_Task to carry out_
Retype the opening lines of the data exactly, stopping after the line that contains "0.15, -0.095, -0.055]];". Skip every picture.
## begin Supplied material
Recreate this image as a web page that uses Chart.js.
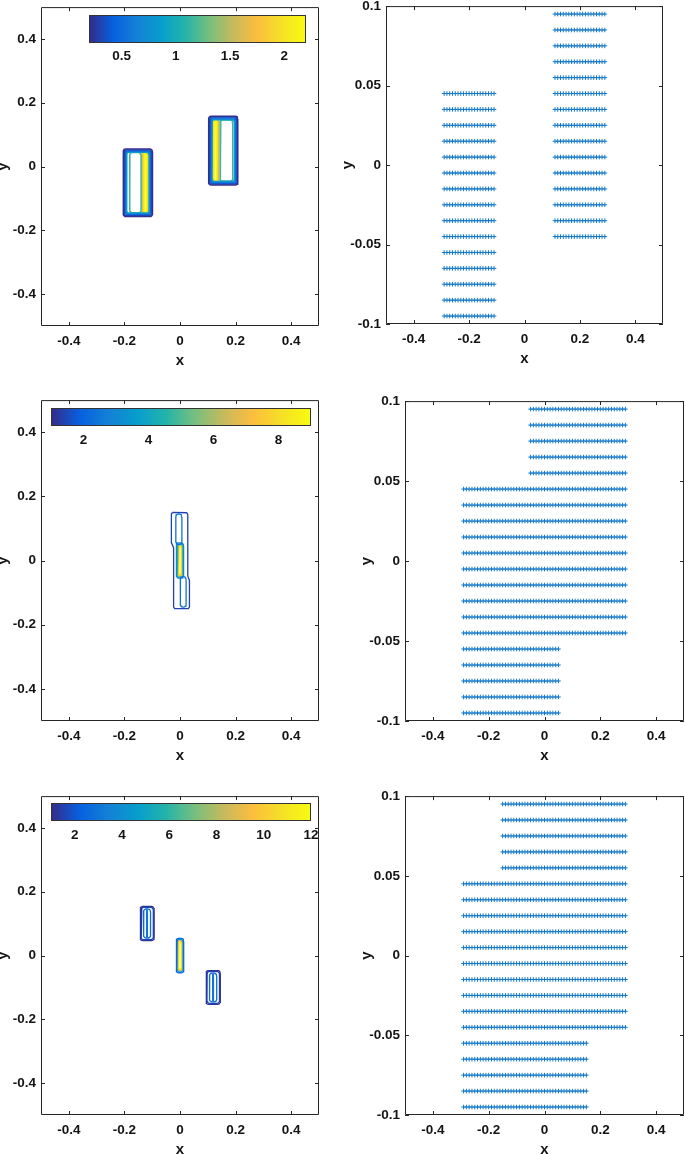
<!DOCTYPE html>
<html>
<head>
<meta charset="utf-8">
<script src="https://cdn.jsdelivr.net/npm/chart.js@4.4.1/dist/chart.umd.min.js"></script>
<style>
  html, body { margin: 0; padding: 0; background: #fff; overflow: hidden; }
  body { width: 685px; height: 1154px; position: relative; }
  canvas { position: absolute; }
</style>
</head>
<body>
<script>
// tick labels
const xTicks = [-0.4, -0.2, 0, 0.2, 0.4];
const yTicksLeft = [-0.4, -0.2, 0, 0.2, 0.4];
const yTicksRight = [-0.1, -0.05, 0, 0.05, 0.1];

// colorbars: value range and ticks
const cbRange1 = [0.2, 2.2], cbTicks1 = [0.5, 1, 1.5, 2];
const cbRange2 = [1, 9], cbTicks2 = [2, 4, 6, 8];
const cbRange3 = [1, 12], cbTicks3 = [2, 4, 6, 8, 10, 12];

// grid of the vector plots (right column)
const gridX = [-0.29, -0.28, -0.27, -0.26, -0.25, -0.24, -0.23, -0.22, -0.21, -0.2,
  -0.19, -0.18, -0.17, -0.16, -0.15, -0.14, -0.13, -0.12, -0.11, -0.1,
  -0.09, -0.08, -0.07, -0.06, -0.05, -0.04, -0.03, -0.02, -0.01, 0,
  0.01, 0.02, 0.03, 0.04, 0.05, 0.06, 0.07, 0.08, 0.09, 0.1,
  0.11, 0.12, 0.13, 0.14, 0.15, 0.16, 0.17, 0.18, 0.19, 0.2,
  0.21, 0.22, 0.23, 0.24, 0.25, 0.26, 0.27, 0.28, 0.29];
const gridY = [0.095, 0.085, 0.075, 0.065, 0.055, 0.045, 0.035, 0.025, 0.015, 0.005,
  -0.005, -0.015, -0.025, -0.035, -0.045, -0.055, -0.065, -0.075, -0.085, -0.095];
// occupied blocks: [xmin, xmax, ymin, ymax]
const blocks1 = [[-0.29, -0.11, -0.095, 0.045], [0.11, 0.29, -0.045, 0.095]];
const blocks2 = [[-0.05, 0.29, 0.055, 0.095], [-0.29, 0.29, -0.045, 0.045], [-0.29, 0.05, -0.095, -0.055]];
const blocks3 = [[-0.15, 0.29, 0.055, 0.095], [-0.29, 0.29, -0.045, 0.045], [-0.29, 0.15, -0.095, -0.055]];

// contour loops (left column): [level, xmin, xmax, ymin, ymax]
const loops1 = [
  [0.22, -0.204, -0.099, -0.157, 0.055],
  [0.35, -0.201, -0.102, -0.154, 0.052],
  [0.50, -0.198, -0.105, -0.151, 0.049],
  [0.70, -0.195, -0.108, -0.148, 0.047],
  [0.90, -0.192, -0.111, -0.146, 0.045],
  [1.15, -0.181, -0.140, -0.145, 0.044],
  [1.60, -0.137, -0.112, -0.147, 0.049],
  [1.90, -0.134, -0.115, -0.146, 0.048],
  [2.10, -0.131, -0.118, -0.144, 0.046],
  [2.18, -0.128, -0.121, -0.142, 0.044],
  [0.22, 0.103, 0.208, -0.058, 0.158],
  [0.35, 0.106, 0.205, -0.055, 0.155],
  [0.50, 0.109, 0.202, -0.052, 0.152],
  [0.70, 0.112, 0.199, -0.049, 0.149],
  [0.90, 0.115, 0.196, -0.047, 0.147],
  [1.15, 0.144, 0.190, -0.045, 0.146],
  [1.60, 0.114, 0.140, -0.050, 0.152],
  [1.90, 0.117, 0.137, -0.049, 0.151],
  [2.10, 0.120, 0.134, -0.047, 0.149],
  [2.18, 0.123, 0.131, -0.045, 0.147]
];
const outerLevel2 = 1.4;
const outerShape2 = [[-0.027, 0.150], [0.024, 0.149], [0.028, 0.144], [0.028, -0.048], [0.034, -0.062],
  [0.034, -0.145], [0.030, -0.150], [-0.019, -0.150], [-0.023, -0.145], [-0.023, 0.040],
  [-0.031, 0.056], [-0.031, 0.145], [-0.027, 0.150]];
const loops2 = [
  [2.4, -0.015, 0.007, 0.050, 0.145],
  [2.4, 0.001, 0.022, -0.145, -0.050],
  [3.0, -0.013, 0.013, -0.055, 0.055],
  [4.5, -0.0105, 0.0105, -0.052, 0.052],
  [7.0, -0.008, 0.008, -0.049, 0.049],
  [8.3, -0.006, 0.006, -0.047, 0.047],
  [8.8, -0.004, 0.004, -0.044, 0.044]
];
const loops3 = [
  [1.2, -0.143, -0.093, 0.047, 0.154],
  [1.7, -0.140, -0.096, 0.050, 0.151],
  [2.6, -0.131, -0.106, 0.055, 0.146],
  [3.0, -0.121, -0.117, 0.058, 0.143],
  [2.6, -0.0135, 0.0135, -0.054, 0.054],
  [4.5, -0.011, 0.011, -0.051, 0.051],
  [9.0, -0.0085, 0.0085, -0.048, 0.048],
  [11.0, -0.0065, 0.0065, -0.046, 0.046],
  [11.8, -0.0045, 0.0045, -0.044, 0.044],
  [1.2, 0.094, 0.145, -0.153, -0.047],
  [1.7, 0.097, 0.142, -0.150, -0.050],
  [2.6, 0.106, 0.132, -0.145, -0.055],
  [3.0, 0.117, 0.121, -0.142, -0.058]
];

// parula colour map
const parulaStops = [
  [53, 42, 135], [8, 96, 224], [20, 129, 214], [7, 158, 205], [37, 180, 169],
  [120, 191, 125], [200, 186, 92], [252, 190, 61], [245, 225, 38], [249, 251, 14]
];
function parula(t) {
  t = Math.max(0, Math.min(1, t));
  const f = t * (parulaStops.length - 1), i = Math.min(Math.floor(f), parulaStops.length - 2), u = f - i;
  const a = parulaStops[i], b = parulaStops[i + 1];
  return 'rgb(' + a.map((c, k) => Math.round(c + (b[k] - c) * u)).join(',') + ')';
}

const tickFont = { family: "'Liberation Sans', Arial, sans-serif", size: 13.5, weight: 'bold' };
const titleFont = { family: "'Liberation Sans', Arial, sans-serif", size: 15, weight: 'bold' };
const ink = '#141414';

function loopPoints(x0, x1, y0, y1) {
  const rx = Math.min(0.009, (x1 - x0) / 2), ry = Math.min(0.009, (y1 - y0) / 2);
  const corners = [[x1 - rx, y1 - ry, 0], [x0 + rx, y1 - ry, 90], [x0 + rx, y0 + ry, 180], [x1 - rx, y0 + ry, 270]];
  const pts = [];
  corners.forEach(([cx, cy, a0]) => {
    for (let k = 0; k <= 4; k++) {
      const a = (a0 + k * 22.5) * Math.PI / 180;
      pts.push({ x: cx + rx * Math.cos(a), y: cy + ry * Math.sin(a) });
    }
  });
  pts.push(pts[0]);
  return pts;
}

function contourSets(loops, range, width) {
  return loops.map(([lev, x0, x1, y0, y1]) => ({
    data: loopPoints(x0, x1, y0, y1),
    showLine: true, pointRadius: 0, fill: false,
    borderColor: parula((lev - range[0]) / (range[1] - range[0])),
    borderWidth: width, borderJoinStyle: 'round'
  }));
}

function quiverSet(blocks) {
  const pts = [];
  blocks.forEach(([x0, x1, y0, y1]) => {
    gridY.filter(y => y >= y0 - 1e-9 && y <= y1 + 1e-9).forEach(y => {
      gridX.filter(x => x >= x0 - 1e-9 && x <= x1 + 1e-9).forEach(x => pts.push({ x, y }));
    });
  });
  return [{
    data: pts, pointStyle: 'cross', pointRadius: 2.3, pointBorderWidth: 1,
    pointBorderColor: 'rgb(20,120,200)', pointBackgroundColor: 'rgb(20,120,200)'
  }];
}

// box with inward ticks on all four sides
const boxPlugin = {
  id: 'boxTicks',
  afterDatasetsDraw(chart) {
    const { ctx, chartArea: a, scales: { x, y } } = chart;
    ctx.save();
    ctx.strokeStyle = '#262626';
    ctx.lineWidth = 1;
    ctx.beginPath();
    ctx.rect(a.left + 0.5, a.top + 0.5, a.right - a.left - 1, a.bottom - a.top - 1);
    x.ticks.forEach(t => {
      const px = Math.round(x.getPixelForValue(t.value)) + 0.5;
      ctx.moveTo(px, a.bottom); ctx.lineTo(px, a.bottom - 4);
      ctx.moveTo(px, a.top); ctx.lineTo(px, a.top + 4);
    });
    y.ticks.forEach(t => {
      const py = Math.round(y.getPixelForValue(t.value)) + 0.5;
      ctx.moveTo(a.left, py); ctx.lineTo(a.left + 4, py);
      ctx.moveTo(a.right, py); ctx.lineTo(a.right - 4, py);
    });
    ctx.stroke();
    ctx.restore();
  }
};

function panel(box, yRange, yTicks, datasets) {
  const W = 50, T = 12, R = 14, H = 45;
  const cv = document.createElement('canvas');
  cv.width = box[2] - box[0] + W + R;
  cv.height = box[3] - box[1] + T + H;
  cv.style.left = (box[0] - W) + 'px';
  cv.style.top = (box[1] - T) + 'px';
  document.body.appendChild(cv);
  new Chart(cv, {
    type: 'scatter',
    data: { datasets },
    options: {
      responsive: false, animation: false, events: [],
      layout: { padding: { top: T, right: R, left: 0, bottom: 0 } },
      plugins: { legend: { display: false }, tooltip: { enabled: false } },
      scales: {
        x: {
          type: 'linear', min: -0.5, max: 0.5,
          afterFit(s) { s.height = H; },
          afterBuildTicks(s) { s.ticks = xTicks.map(v => ({ value: v })); },
          grid: { display: false, drawTicks: false }, border: { display: false },
          ticks: { padding: 7, font: tickFont, color: ink, maxRotation: 0, callback: v => String(v) },
          title: { display: true, text: 'x', font: titleFont, color: ink, padding: { top: 0, bottom: 1 } }
        },
        y: {
          type: 'linear', min: yRange[0], max: yRange[1],
          afterFit(s) { s.width = W; },
          afterBuildTicks(s) { s.ticks = yTicks.map(v => ({ value: v })); },
          grid: { display: false, drawTicks: false }, border: { display: false },
          ticks: { padding: 5, font: tickFont, color: ink, callback: v => String(v) },
          title: { display: true, text: 'y', font: titleFont, color: ink, padding: { top: 3, bottom: 0 } }
        }
      }
    },
    plugins: [boxPlugin]
  });
}

const gradientPlugin = {
  id: 'gradient',
  beforeDatasetsDraw(chart) {
    const { ctx, chartArea: a } = chart;
    const g = ctx.createLinearGradient(a.left, 0, a.right, 0);
    parulaStops.forEach((c, i) => g.addColorStop(i / (parulaStops.length - 1), 'rgb(' + c.join(',') + ')'));
    ctx.save();
    ctx.fillStyle = g;
    ctx.fillRect(a.left, a.top, a.right - a.left, a.bottom - a.top);
    ctx.strokeStyle = '#333';
    ctx.lineWidth = 1;
    ctx.strokeRect(a.left + 0.5, a.top + 0.5, a.right - a.left - 1, a.bottom - a.top - 1);
    ctx.restore();
  }
};

function colorbar(bar, range, ticks, pad) {
  const P = 22, H = 26;
  const cv = document.createElement('canvas');
  cv.width = bar[2] - bar[0] + 2 * P;
  cv.height = bar[3] - bar[1] + H;
  cv.style.left = (bar[0] - P) + 'px';
  cv.style.top = bar[1] + 'px';
  document.body.appendChild(cv);
  new Chart(cv, {
    type: 'scatter',
    data: { datasets: [] },
    options: {
      responsive: false, animation: false, events: [],
      layout: { padding: { left: P, right: P, top: 0, bottom: 0 } },
      plugins: { legend: { display: false }, tooltip: { enabled: false } },
      scales: {
        x: {
          type: 'linear', min: range[0], max: range[1],
          afterFit(s) { s.height = H; },
          afterBuildTicks(s) { s.ticks = ticks.map(v => ({ value: v })); },
          grid: { display: false, drawTicks: false }, border: { display: false },
          ticks: { padding: pad, font: tickFont, color: ink, maxRotation: 0, callback: v => String(v) }
        },
        y: { display: false, min: 0, max: 1 }
      }
    },
    plugins: [gradientPlugin]
  });
}

// left column: contour plots
panel([41, 6, 319, 326], [-0.5, 0.5], yTicksLeft, contourSets(loops1, cbRange1, 1.5));
panel([41, 399, 319, 721], [-0.5, 0.5], yTicksLeft, [{
  data: outerShape2.map(([x, y]) => ({ x, y })), showLine: true, pointRadius: 0, fill: false,
  borderColor: parula((outerLevel2 - cbRange2[0]) / (cbRange2[1] - cbRange2[0])), borderWidth: 1.3
}].concat(contourSets(loops2, cbRange2, 1.3)));
panel([41, 795, 319, 1115], [-0.5, 0.5], yTicksLeft, contourSets(loops3, cbRange3, 1.3));

colorbar([89, 15, 306, 43], cbRange1, cbTicks1, 5);
colorbar([51, 408, 311, 426], cbRange2, cbTicks2, 6);
colorbar([51, 803, 311, 821], cbRange3, cbTicks3, 6);

// right column: vector plots
panel([386, 5, 663, 324], [-0.1, 0.1], yTicksRight, quiverSet(blocks1));
panel([405, 400, 684, 721], [-0.1, 0.1], yTicksRight, quiverSet(blocks2));
panel([405, 795, 684, 1115], [-0.1, 0.1], yTicksRight, quiverSet(blocks3));
</script>
</body>
</html>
## end Supplied material
_Task output_
Recreate this image as a web page that uses Chart.js.
<!DOCTYPE html>
<html>
<head>
<meta charset="utf-8">
<script src="https://cdn.jsdelivr.net/npm/chart.js@4.4.1/dist/chart.umd.min.js"></script>
<style>
  html, body { margin: 0; padding: 0; background: #fff; overflow: hidden; }
  body { width: 685px; height: 1154px; position: relative; }
  canvas { position: absolute; }
</style>
</head>
<body>
<script>
// tick labels
const xTicks = [-0.4, -0.2, 0, 0.2, 0.4];
const yTicksLeft = [-0.4, -0.2, 0, 0.2, 0.4];
const yTicksRight = [-0.1, -0.05, 0, 0.05, 0.1];

// colorbars: value range and ticks
const cbRange1 = [0.2, 2.2], cbTicks1 = [0.5, 1, 1.5, 2];
const cbRange2 = [1, 9], cbTicks2 = [2, 4, 6, 8];
const cbRange3 = [1, 12], cbTicks3 = [2, 4, 6, 8, 10, 12];

// grid of the vector plots (right column)
const gridX = [-0.29, -0.28, -0.27, -0.26, -0.25, -0.24, -0.23, -0.22, -0.21, -0.2,
  -0.19, -0.18, -0.17, -0.16, -0.15, -0.14, -0.13, -0.12, -0.11, -0.1,
  -0.09, -0.08, -0.07, -0.06, -0.05, -0.04, -0.03, -0.02, -0.01, 0,
  0.01, 0.02, 0.03, 0.04, 0.05, 0.06, 0.07, 0.08, 0.09, 0.1,
  0.11, 0.12, 0.13, 0.14, 0.15, 0.16, 0.17, 0.18, 0.19, 0.2,
  0.21, 0.22, 0.23, 0.24, 0.25, 0.26, 0.27, 0.28, 0.29];
const gridY = [0.095, 0.085, 0.075, 0.065, 0.055, 0.045, 0.035, 0.025, 0.015, 0.005,
  -0.005, -0.015, -0.025, -0.035, -0.045, -0.055, -0.065, -0.075, -0.085, -0.095];
// occupied blocks: [xmin, xmax, ymin, ymax]
const blocks1 = [[-0.29, -0.11, -0.095, 0.045], [0.11, 0.29, -0.045, 0.095]];
const blocks2 = [[-0.05, 0.29, 0.055, 0.095], [-0.29, 0.29, -0.045, 0.045], [-0.29, 0.05, -0.095, -0.055]];
const blocks3 = [[-0.15, 0.29, 0.055, 0.095], [-0.29, 0.29, -0.045, 0.045], [-0.29, 0.15, -0.095, -0.055]];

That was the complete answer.